## [GOAL OF THE EXERCISE]
Take each line containing "this" and report it exactly as written.

═════ DATA EXTRACT

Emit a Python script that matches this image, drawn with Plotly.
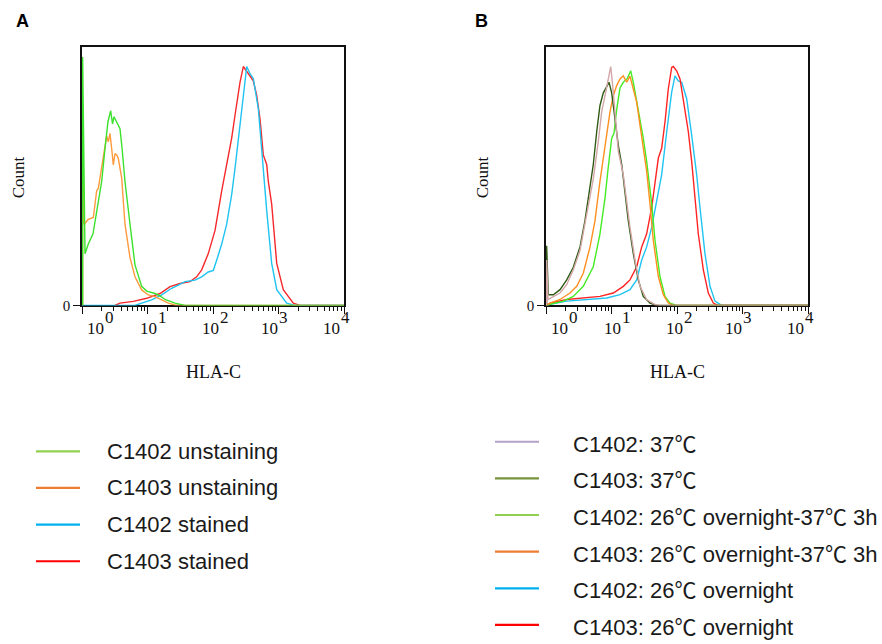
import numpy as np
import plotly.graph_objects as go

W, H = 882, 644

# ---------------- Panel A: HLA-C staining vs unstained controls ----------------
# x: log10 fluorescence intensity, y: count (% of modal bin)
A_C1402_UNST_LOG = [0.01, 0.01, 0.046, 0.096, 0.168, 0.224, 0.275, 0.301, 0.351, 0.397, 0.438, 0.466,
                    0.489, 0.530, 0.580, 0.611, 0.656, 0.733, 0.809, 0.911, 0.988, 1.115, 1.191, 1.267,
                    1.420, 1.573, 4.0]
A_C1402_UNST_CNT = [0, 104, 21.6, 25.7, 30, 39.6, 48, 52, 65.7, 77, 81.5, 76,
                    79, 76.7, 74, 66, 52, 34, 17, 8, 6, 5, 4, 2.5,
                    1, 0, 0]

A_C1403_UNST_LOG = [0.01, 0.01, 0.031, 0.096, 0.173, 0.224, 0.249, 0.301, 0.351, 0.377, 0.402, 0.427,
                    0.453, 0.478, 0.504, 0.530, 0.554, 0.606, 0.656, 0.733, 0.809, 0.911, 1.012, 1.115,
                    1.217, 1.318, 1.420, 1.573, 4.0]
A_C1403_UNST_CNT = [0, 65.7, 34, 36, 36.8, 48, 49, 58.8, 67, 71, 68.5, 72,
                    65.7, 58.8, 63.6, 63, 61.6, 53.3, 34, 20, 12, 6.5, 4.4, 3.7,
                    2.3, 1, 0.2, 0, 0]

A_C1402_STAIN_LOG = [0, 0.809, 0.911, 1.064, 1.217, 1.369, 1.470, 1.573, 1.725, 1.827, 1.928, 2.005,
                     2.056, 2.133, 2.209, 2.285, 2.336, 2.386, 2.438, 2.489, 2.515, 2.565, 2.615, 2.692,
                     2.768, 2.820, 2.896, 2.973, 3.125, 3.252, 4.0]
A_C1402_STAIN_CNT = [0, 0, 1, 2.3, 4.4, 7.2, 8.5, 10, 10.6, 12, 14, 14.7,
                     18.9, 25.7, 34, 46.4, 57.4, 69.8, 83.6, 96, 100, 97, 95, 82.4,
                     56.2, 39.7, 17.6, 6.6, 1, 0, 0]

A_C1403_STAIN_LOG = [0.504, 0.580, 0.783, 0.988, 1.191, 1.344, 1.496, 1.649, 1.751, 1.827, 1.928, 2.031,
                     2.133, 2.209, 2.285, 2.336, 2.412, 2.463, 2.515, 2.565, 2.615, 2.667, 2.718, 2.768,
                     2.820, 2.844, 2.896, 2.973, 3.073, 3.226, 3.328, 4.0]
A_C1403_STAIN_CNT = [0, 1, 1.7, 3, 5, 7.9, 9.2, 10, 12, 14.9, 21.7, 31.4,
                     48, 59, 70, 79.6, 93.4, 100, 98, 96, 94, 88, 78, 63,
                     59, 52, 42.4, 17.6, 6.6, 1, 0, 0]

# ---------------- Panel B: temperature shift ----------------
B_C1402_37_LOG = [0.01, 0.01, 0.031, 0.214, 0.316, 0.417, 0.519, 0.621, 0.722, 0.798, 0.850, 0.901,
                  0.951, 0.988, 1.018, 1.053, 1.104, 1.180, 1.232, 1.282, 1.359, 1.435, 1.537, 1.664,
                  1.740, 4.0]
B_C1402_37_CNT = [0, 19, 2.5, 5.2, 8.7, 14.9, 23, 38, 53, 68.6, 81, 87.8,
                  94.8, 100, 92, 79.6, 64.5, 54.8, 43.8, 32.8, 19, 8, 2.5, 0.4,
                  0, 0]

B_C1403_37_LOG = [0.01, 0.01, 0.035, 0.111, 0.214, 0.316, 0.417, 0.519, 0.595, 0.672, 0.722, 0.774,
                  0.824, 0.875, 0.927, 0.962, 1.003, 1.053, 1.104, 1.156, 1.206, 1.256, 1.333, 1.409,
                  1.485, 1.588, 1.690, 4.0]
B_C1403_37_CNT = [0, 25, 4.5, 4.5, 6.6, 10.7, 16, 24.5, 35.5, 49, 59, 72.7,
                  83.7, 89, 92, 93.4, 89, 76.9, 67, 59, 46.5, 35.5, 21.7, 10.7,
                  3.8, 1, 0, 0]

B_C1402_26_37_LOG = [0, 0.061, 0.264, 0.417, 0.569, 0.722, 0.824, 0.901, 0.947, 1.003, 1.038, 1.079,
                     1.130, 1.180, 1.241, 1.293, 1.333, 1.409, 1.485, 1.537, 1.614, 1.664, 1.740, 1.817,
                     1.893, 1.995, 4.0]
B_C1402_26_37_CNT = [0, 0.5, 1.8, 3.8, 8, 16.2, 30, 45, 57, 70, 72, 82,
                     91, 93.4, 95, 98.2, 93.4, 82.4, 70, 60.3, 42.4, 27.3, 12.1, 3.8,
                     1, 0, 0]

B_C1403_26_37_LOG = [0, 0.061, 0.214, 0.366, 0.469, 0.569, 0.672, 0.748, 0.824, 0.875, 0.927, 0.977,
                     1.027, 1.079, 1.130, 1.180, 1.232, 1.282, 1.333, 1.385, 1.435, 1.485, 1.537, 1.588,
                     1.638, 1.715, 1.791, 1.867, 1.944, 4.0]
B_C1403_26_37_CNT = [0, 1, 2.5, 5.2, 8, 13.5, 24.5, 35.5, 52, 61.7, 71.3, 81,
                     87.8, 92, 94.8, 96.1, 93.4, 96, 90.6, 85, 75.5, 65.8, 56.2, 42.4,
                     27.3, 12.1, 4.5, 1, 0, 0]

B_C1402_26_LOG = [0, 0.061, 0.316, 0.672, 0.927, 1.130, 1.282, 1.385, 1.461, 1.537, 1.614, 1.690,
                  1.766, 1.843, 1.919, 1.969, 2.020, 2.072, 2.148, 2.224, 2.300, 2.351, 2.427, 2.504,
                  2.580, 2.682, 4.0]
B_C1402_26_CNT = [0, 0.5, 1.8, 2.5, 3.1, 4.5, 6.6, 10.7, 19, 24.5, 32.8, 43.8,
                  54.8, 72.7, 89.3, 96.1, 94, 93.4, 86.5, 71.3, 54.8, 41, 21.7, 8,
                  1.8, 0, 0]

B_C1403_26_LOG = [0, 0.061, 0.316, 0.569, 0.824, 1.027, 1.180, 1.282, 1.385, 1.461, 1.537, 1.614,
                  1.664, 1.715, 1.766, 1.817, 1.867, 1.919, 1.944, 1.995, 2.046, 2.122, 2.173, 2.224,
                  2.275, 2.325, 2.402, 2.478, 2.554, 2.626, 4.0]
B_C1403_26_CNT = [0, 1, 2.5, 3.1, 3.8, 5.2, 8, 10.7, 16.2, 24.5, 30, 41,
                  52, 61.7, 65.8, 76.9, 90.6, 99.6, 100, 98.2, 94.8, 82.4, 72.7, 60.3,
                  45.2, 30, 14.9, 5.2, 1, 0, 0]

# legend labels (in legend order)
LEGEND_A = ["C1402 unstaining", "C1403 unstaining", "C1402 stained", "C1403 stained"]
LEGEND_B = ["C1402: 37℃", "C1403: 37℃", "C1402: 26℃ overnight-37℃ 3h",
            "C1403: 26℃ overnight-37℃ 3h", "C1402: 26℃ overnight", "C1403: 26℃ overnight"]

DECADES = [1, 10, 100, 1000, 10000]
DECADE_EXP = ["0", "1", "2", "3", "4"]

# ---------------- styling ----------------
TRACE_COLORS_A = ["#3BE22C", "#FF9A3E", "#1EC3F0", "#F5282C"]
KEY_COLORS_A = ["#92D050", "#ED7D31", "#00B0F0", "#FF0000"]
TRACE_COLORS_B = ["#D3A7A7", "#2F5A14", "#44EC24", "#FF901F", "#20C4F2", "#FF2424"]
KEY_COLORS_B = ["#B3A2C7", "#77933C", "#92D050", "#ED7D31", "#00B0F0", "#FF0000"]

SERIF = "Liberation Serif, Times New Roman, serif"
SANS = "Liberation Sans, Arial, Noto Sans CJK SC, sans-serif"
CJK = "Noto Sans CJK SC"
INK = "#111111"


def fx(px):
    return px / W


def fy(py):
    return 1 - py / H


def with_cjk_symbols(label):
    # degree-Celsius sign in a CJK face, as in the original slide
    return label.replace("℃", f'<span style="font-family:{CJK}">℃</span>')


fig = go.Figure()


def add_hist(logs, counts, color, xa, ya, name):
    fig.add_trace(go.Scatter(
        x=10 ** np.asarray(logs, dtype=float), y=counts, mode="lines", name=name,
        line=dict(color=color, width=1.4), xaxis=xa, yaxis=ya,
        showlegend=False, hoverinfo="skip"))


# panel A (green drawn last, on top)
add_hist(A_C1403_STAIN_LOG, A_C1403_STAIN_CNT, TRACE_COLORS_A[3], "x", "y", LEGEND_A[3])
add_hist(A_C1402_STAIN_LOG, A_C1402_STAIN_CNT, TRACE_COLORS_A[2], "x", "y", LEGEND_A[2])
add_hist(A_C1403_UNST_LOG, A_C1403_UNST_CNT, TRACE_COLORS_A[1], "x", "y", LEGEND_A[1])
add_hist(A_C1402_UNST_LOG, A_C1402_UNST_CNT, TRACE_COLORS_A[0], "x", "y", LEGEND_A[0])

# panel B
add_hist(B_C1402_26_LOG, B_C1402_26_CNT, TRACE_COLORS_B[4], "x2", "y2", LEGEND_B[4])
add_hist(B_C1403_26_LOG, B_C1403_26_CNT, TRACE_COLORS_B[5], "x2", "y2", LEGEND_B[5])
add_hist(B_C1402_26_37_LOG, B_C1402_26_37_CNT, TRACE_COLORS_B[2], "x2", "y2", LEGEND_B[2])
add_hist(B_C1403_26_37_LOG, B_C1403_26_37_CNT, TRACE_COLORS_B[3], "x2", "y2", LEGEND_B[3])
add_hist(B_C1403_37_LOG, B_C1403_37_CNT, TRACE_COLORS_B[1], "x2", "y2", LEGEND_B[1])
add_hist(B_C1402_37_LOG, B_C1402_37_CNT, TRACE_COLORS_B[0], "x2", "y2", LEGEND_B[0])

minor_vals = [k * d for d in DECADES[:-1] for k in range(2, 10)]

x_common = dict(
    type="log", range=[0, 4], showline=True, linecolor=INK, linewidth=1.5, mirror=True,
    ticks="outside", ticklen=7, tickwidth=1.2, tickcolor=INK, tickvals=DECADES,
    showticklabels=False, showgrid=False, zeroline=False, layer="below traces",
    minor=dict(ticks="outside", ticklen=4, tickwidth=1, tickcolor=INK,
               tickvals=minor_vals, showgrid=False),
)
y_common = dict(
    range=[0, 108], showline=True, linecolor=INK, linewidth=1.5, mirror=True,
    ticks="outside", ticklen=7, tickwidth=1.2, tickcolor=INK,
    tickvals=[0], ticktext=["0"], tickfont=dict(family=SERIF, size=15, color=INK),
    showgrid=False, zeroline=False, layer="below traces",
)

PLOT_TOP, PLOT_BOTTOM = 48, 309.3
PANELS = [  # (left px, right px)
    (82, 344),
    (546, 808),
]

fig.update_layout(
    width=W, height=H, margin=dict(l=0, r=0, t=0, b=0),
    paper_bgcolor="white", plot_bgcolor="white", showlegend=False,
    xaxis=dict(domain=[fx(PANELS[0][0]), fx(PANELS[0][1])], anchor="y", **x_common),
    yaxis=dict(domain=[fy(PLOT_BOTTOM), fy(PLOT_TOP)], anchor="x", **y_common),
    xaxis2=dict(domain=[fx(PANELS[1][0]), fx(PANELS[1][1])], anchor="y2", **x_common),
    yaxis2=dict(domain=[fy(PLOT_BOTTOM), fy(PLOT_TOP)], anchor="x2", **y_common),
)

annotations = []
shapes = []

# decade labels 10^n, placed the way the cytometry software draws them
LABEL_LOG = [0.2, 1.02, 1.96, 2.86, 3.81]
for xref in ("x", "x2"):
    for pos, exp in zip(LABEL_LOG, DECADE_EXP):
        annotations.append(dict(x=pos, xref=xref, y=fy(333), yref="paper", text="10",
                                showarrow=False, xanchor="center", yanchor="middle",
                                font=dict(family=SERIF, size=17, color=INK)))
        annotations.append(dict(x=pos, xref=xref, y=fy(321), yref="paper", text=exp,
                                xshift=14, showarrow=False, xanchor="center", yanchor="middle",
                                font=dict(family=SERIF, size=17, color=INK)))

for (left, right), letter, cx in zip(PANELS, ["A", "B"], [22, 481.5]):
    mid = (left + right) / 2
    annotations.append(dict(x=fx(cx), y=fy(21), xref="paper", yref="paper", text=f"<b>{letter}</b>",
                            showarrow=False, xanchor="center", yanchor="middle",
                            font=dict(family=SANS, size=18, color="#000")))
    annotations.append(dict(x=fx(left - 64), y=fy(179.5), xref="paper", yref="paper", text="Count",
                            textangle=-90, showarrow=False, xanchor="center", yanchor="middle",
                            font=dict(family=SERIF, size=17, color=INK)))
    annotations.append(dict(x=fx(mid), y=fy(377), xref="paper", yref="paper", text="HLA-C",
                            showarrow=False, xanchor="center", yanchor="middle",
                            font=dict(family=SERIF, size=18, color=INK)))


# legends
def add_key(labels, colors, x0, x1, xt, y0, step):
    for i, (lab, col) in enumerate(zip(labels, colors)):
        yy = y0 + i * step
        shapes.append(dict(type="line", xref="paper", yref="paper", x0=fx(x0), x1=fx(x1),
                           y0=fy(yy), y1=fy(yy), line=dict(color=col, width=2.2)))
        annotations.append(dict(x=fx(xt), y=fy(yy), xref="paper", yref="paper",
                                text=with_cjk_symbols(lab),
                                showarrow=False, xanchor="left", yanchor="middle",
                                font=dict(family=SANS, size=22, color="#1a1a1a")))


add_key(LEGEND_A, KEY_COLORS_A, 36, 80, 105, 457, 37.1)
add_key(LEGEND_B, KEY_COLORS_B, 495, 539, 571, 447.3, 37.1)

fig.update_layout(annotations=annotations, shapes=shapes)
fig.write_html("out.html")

══════════
═════ DATA EXTRACT

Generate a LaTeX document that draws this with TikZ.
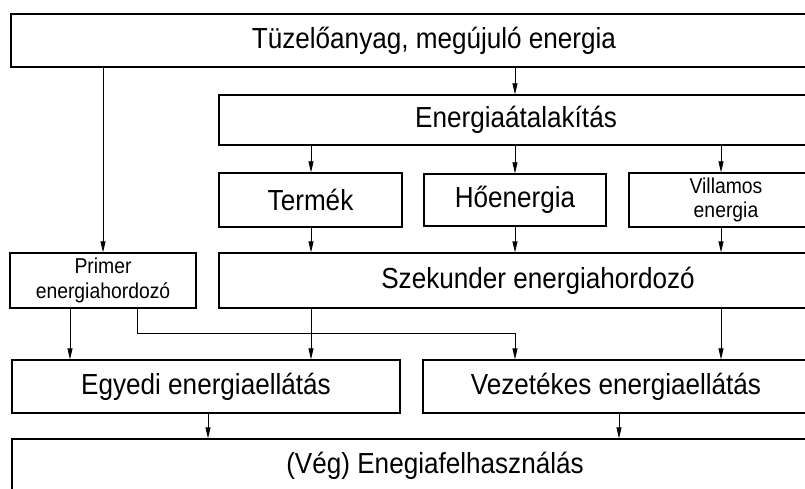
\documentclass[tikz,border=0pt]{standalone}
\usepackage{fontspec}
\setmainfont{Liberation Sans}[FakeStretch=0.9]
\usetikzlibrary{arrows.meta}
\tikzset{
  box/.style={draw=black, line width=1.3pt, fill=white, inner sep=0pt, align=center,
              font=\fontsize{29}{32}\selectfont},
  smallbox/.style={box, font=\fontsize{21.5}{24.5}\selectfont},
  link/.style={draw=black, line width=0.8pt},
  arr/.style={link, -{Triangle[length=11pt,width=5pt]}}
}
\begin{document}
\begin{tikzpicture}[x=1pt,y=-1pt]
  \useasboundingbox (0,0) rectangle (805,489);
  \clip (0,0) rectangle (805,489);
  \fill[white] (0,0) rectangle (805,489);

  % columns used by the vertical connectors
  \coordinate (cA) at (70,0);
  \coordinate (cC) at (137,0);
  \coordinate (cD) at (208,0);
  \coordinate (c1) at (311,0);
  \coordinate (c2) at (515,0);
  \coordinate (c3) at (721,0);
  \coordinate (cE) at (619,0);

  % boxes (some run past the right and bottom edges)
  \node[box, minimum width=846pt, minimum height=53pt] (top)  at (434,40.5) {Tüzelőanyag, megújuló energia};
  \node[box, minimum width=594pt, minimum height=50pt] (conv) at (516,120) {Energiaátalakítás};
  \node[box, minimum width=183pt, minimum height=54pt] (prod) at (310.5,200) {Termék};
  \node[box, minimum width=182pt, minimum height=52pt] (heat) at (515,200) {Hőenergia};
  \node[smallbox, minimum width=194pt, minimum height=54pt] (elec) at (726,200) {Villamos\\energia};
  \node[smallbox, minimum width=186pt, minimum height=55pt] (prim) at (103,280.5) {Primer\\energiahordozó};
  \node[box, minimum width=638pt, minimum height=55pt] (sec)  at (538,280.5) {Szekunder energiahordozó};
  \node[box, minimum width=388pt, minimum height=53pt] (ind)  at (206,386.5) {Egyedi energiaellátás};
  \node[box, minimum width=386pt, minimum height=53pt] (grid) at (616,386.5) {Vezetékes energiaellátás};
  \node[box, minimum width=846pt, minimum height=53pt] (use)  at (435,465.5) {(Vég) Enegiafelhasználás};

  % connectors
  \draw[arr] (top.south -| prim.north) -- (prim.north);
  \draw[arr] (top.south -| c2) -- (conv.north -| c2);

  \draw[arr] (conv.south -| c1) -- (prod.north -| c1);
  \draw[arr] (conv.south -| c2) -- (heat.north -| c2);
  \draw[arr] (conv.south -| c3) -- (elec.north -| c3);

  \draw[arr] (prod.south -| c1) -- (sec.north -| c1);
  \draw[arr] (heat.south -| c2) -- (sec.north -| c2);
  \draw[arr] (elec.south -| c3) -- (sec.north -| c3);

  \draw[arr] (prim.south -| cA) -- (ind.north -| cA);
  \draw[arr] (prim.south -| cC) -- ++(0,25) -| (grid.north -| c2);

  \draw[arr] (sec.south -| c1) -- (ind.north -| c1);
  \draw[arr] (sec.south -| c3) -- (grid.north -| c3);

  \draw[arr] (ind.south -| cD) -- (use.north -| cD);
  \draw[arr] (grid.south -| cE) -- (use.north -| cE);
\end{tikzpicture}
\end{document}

══════════

## [EXERCISE SOLUTION]
Emit a Python script that matches this image, drawn with Plotly.
Generate a LaTeX document that draws this with TikZ.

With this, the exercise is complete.